## START Input material

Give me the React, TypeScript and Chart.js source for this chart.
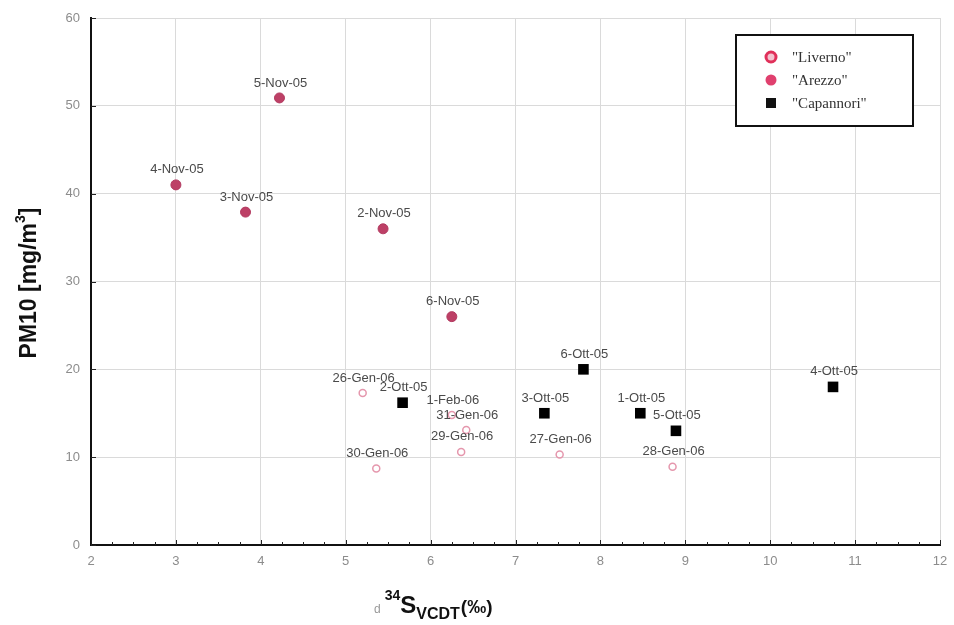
import React, { useEffect, useRef } from "react";
import { Chart, registerables } from "chart.js";

Chart.register(...registerables);

const livornoLabels = ["26-Gen-06", "30-Gen-06", "1-Feb-06", "31-Gen-06", "29-Gen-06", "27-Gen-06", "28-Gen-06"];
const livornoX = [5.2, 5.36, 6.25, 6.42, 6.36, 7.52, 8.85];
const livornoY = [17.3, 8.7, 14.8, 13.1, 10.6, 10.3, 8.9];

const arezzoLabels = ["5-Nov-05", "4-Nov-05", "3-Nov-05", "2-Nov-05", "6-Nov-05"];
const arezzoX = [4.22, 3.0, 3.82, 5.44, 6.25];
const arezzoY = [50.9, 41.0, 37.9, 36.0, 26.0];

const capannoriLabels = ["2-Ott-05", "6-Ott-05", "3-Ott-05", "1-Ott-05", "5-Ott-05", "4-Ott-05"];
const capannoriX = [5.67, 7.8, 7.34, 8.47, 8.89, 10.74];
const capannoriY = [16.2, 20.0, 15.0, 15.0, 13.0, 18.0];

const legendNames = ['"Liverno"', '"Arezzo"', '"Capannori"'];

const xMin = 2, xMax = 12, xStep = 1;
const yMin = 0, yMax = 60, yStep = 10;

const toPts = (xs: number[], ys: number[]) => xs.map((x, i) => ({ x, y: ys[i] }));

const SANS = "'Liberation Sans', Arial, sans-serif";

const overlayPlugin = {
  id: "overlay",
  afterDatasetsDraw(chart: any) {
    const ctx = chart.ctx;
    const xs = chart.scales.x;
    const ys = chart.scales.y;
    const area = chart.chartArea;
    ctx.save();
    ctx.strokeStyle = "#222";
    ctx.lineWidth = 1;
    for (let v = xMin; v <= xMax + 1e-9; v += 0.25) {
      const px = Math.round(xs.getPixelForValue(v)) + 0.5;
      const major = Math.abs(v - Math.round(v)) < 1e-9;
      ctx.beginPath();
      ctx.moveTo(px, area.bottom);
      ctx.lineTo(px, area.bottom - (major ? 5 : 3));
      ctx.stroke();
    }
    for (let v = yMin; v <= yMax + 1e-9; v += yStep) {
      const py = Math.round(ys.getPixelForValue(v)) + 0.5;
      ctx.beginPath();
      ctx.moveTo(area.left, py);
      ctx.lineTo(area.left + 5, py);
      ctx.stroke();
    }
    ctx.font = "13px " + SANS;
    ctx.fillStyle = "#4a4a4a";
    ctx.textAlign = "center";
    ctx.textBaseline = "middle";
    const groups: [string[], number[], number[]][] = [
      [livornoLabels, livornoX, livornoY],
      [arezzoLabels, arezzoX, arezzoY],
      [capannoriLabels, capannoriX, capannoriY],
    ];
    for (const [labs, gx, gy] of groups) {
      labs.forEach((l, i) => {
        const px = xs.getPixelForValue(gx[i]);
        const py = ys.getPixelForValue(gy[i]);
        ctx.fillText(l, px + 1, py - 15);
      });
    }
    const lx = 736, ly = 35, lw = 177, lh = 91;
    ctx.fillStyle = "#fff";
    ctx.fillRect(lx, ly, lw, lh);
    ctx.strokeStyle = "#111";
    ctx.lineWidth = 2;
    ctx.strokeRect(lx, ly, lw, lh);
    ctx.font = "15px 'Liberation Serif', 'Times New Roman', serif";
    ctx.textAlign = "left";
    const rowY = [ly + 22, ly + 45, ly + 68];
    ctx.beginPath();
    ctx.arc(771, rowY[0], 5, 0, Math.PI * 2);
    ctx.fillStyle = "#f4c2cf";
    ctx.fill();
    ctx.strokeStyle = "#e0305a";
    ctx.lineWidth = 3;
    ctx.stroke();
    ctx.beginPath();
    ctx.arc(771, rowY[1], 5.5, 0, Math.PI * 2);
    ctx.fillStyle = "#e0406e";
    ctx.fill();
    ctx.fillStyle = "#111";
    ctx.fillRect(766, rowY[2] - 5, 10, 10);
    ctx.fillStyle = "#333";
    legendNames.forEach((n, i) => ctx.fillText(n, 792, rowY[i] + 1));

    ctx.save();
    ctx.translate(30, 283);
    ctx.rotate(-Math.PI / 2);
    ctx.fillStyle = "#111";
    const big = "bold 23px " + SANS;
    const small = "bold 14px " + SANS;
    ctx.font = big;
    const t1 = "PM10 [mg/m";
    const w1 = ctx.measureText(t1).width;
    const w3 = ctx.measureText("]").width;
    ctx.font = small;
    const w2 = ctx.measureText("3").width;
    const total = w1 + w2 + w3;
    let sx = -total / 2;
    ctx.textAlign = "left";
    ctx.font = big;
    ctx.fillText(t1, sx, 0);
    sx += w1;
    ctx.font = small;
    ctx.fillText("3", sx, -9);
    sx += w2;
    ctx.font = big;
    ctx.fillText("]", sx, 0);
    ctx.restore();

    ctx.textAlign = "left";
    ctx.textBaseline = "alphabetic";
    let cx = 374;
    ctx.fillStyle = "#999";
    ctx.font = "12px " + SANS;
    ctx.fillText("d", cx, 613);
    cx += ctx.measureText("d").width + 4;
    ctx.fillStyle = "#111";
    ctx.font = "bold 14px " + SANS;
    ctx.fillText("34", cx, 600);
    cx += ctx.measureText("34").width;
    ctx.font = "bold 24px " + SANS;
    ctx.fillText("S", cx, 613);
    cx += ctx.measureText("S").width;
    ctx.font = "bold 16px " + SANS;
    ctx.fillText("VCDT", cx, 619);
    cx += ctx.measureText("VCDT").width + 1;
    ctx.font = "bold 19px " + SANS;
    ctx.fillText("(‰)", cx, 613);
    ctx.restore();
  },
};

export default function App() {
  const ref = useRef<HTMLCanvasElement>(null);
  useEffect(() => {
    if (!ref.current) return;
    const chart = new Chart(ref.current, {
      type: "scatter",
      data: {
        datasets: [
          {
            label: legendNames[0],
            data: toPts(livornoX, livornoY),
            pointStyle: "circle",
            pointRadius: 3.5,
            borderWidth: 1.5,
            borderColor: "#e597ad",
            backgroundColor: "rgba(255,255,255,0)",
          },
          {
            label: legendNames[1],
            data: toPts(arezzoX, arezzoY),
            pointStyle: "circle",
            pointRadius: 5,
            borderWidth: 1,
            borderColor: "#b23a60",
            backgroundColor: "#bd4066",
          },
          {
            label: legendNames[2],
            data: toPts(capannoriX, capannoriY),
            pointStyle: "rect",
            pointRadius: 7.5,
            borderWidth: 0,
            borderColor: "#000",
            backgroundColor: "#000",
          },
        ],
      },
      options: {
        responsive: false,
        animation: false,
        layout: { padding: { left: 0, right: 14, top: 18, bottom: 0 } },
        plugins: { legend: { display: false }, tooltip: { enabled: false } },
        scales: {
          x: {
            type: "linear",
            min: xMin,
            max: xMax,
            ticks: {
              stepSize: xStep,
              color: "#8c8c8c",
              font: { size: 13, family: SANS },
              padding: 9,
            },
            grid: { color: "#dadada", lineWidth: 1, drawTicks: false },
            border: { display: true, color: "#111", width: 2 },
            afterFit: (s: any) => { s.height = 80; s.paddingLeft = 0; s.paddingRight = 0; },
          },
          y: {
            type: "linear",
            min: yMin,
            max: yMax,
            ticks: {
              stepSize: yStep,
              color: "#8c8c8c",
              font: { size: 13, family: SANS },
              padding: 11,
            },
            grid: { color: "#dadada", lineWidth: 1, drawTicks: false },
            border: { display: true, color: "#111", width: 2 },
            afterFit: (s: any) => { s.width = 91; s.paddingTop = 0; s.paddingBottom = 0; },
          },
        },
      },
      plugins: [overlayPlugin],
    });
    return () => chart.destroy();
  }, []);
  return (
    <div style={{ position: "fixed", left: 0, top: 0, width: 954, height: 625, background: "#fff" }}>
      <canvas ref={ref} width={954} height={625} style={{ display: "block" }} />
    </div>
  );
}
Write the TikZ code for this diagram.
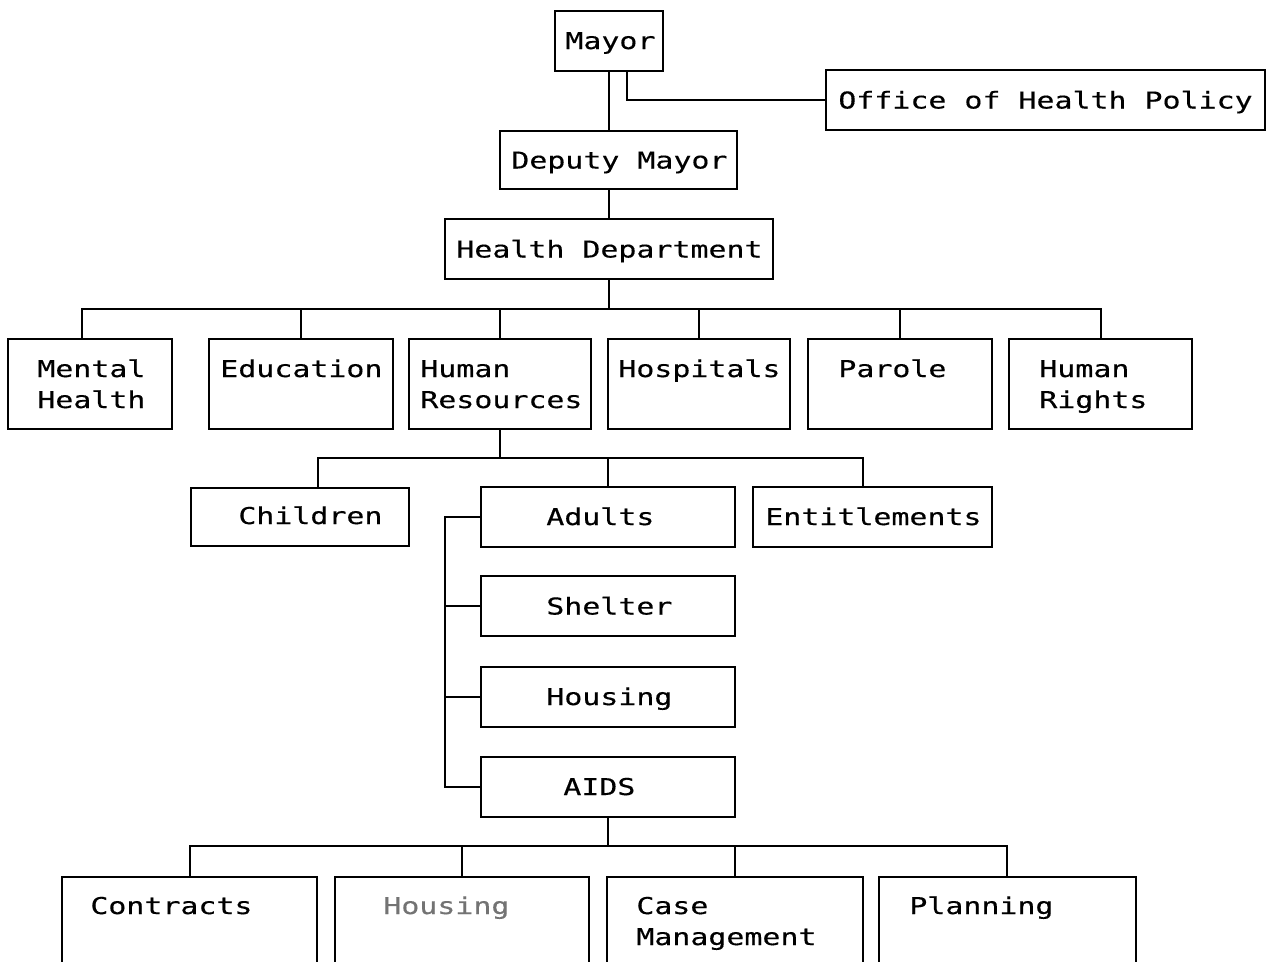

## END Input material

> Problem description: Each line above that includes "this" counts once; state the total and nothing more.

> Result: 2